8 sweet crisp biscuits, roughly broken
1/3 cup skin-on almonds, roughly chopped
2 tablespoons butter
1 punnet raspberries
1-2 tablespoons icing sugar
squeeze of lime or lemon juice
1 cup thick plain yoghurt
1 cup sour cream
½ cup passionfruit or lemon curd
Put the biscuits and almonds in a food processor and pulse to coarsely textured crumbs, or place in a sturdy plastic bag and bash with a rolling pin. Melt the butter in a sauté pan and cook the biscuit mixture for a few minutes, stirring constantly until they smell toasty and are golden. Tip onto a large plate and place in the fridge to cool. The biscuits will be soft when hot but will become crisp on cooling.
Put the raspberries, icing sugar and lime juice in a bowl and lightly crush with a fork, adding more icing sugar if needed.

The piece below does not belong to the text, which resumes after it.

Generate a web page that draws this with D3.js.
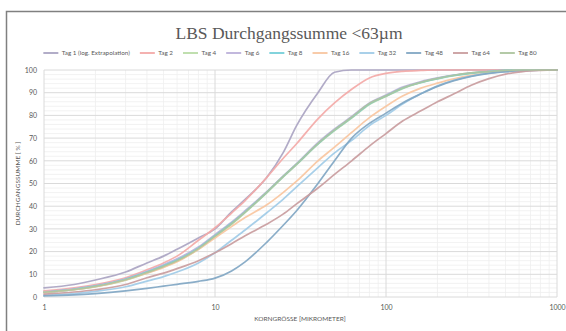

Whisk the yoghurt and sour cream in a bowl then add the passionfruit curd and fold together to give a ripple effect.
Spoon a layer of the biscuits into the base of 4 glasses or bowls, reserving some for garnish. Top with the yoghurt then the raspberries and the remaining biscuits.
Cook’s tips: Use defrosted frozen berries if fresh aren’t available.
Use any flavoured biscuit such as Anzac, but not chocolate.